It's no secret that Facebook really let "you know what" hit the fan over the last couple weeks. The company's been under fire for sharing millions of its users' data with research firm Cambridge Analytica, and according to a post on the Facebook Newsroom, the number of people that were affected is bigger than originally reported.
Facebook had originally estimated that around 50 million people had their data shared with Cambridge Analytica, but on Wednesday, April 4, the company said:
In total, we believe the Facebook information of up to 87 million people — mostly in the US — may have been improperly shared with Cambridge Analytica.

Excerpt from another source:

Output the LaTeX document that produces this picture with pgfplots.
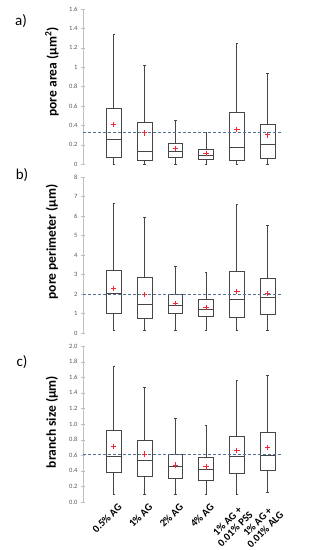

I'm sure plenty of you have already had your tipping point with Facebook by now, but in case you're still hoping the company will be able to pick itself up out of this mess, it also announced nine tweaks it'll be rolling out to ensure something like this can't happen again. These include:
- Apps using the Events API won't be able to access guest lists or posts shared on the event wall. In the future, only apps that agree to Facebook's new "strict requirements" will be able to use it at all.
- Third-party apps that use the Groups API must first get approval from Facebook and the group admin. Approved apps won't be able to access names or profile photos that are attached to posts/comments.

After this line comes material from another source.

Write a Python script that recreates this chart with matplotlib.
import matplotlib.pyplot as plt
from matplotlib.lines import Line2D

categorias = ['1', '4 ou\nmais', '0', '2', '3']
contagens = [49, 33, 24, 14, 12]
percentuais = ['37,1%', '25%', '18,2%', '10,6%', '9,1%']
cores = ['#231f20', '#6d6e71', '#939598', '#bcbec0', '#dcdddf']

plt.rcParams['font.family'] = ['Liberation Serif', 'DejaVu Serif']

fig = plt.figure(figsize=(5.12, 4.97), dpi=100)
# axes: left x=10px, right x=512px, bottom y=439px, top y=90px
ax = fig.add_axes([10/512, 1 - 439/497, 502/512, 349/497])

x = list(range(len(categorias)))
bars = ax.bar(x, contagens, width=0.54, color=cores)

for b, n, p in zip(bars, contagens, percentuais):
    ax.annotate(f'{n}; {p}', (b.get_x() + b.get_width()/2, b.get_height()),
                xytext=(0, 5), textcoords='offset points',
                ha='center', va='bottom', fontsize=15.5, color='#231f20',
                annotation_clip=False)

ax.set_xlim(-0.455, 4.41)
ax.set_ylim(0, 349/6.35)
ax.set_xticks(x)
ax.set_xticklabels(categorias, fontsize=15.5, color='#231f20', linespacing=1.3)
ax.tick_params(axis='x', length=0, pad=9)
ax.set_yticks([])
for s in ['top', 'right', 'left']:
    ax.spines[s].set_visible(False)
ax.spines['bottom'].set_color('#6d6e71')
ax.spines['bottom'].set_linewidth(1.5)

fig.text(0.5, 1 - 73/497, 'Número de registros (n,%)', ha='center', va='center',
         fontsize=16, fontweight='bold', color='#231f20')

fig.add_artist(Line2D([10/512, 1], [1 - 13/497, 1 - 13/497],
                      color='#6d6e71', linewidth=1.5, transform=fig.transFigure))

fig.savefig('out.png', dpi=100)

- Facebook must approve any app that requests access to its Pages API
- "Strict requirements" are in place for apps that use Facebook Login and they won't be able to gather info on political/religious views, relationship status, education, etc.
- Effective immediately, the Instagram Platform API is being depreciated.
- You can no longer look someone up on Facebook by searching for their email or phone number.
- Facebook says it doesn't collect the content of text messages on Android and that all logs that are one year or older will be deleted.
- The Partner Categories feature is being shut-down.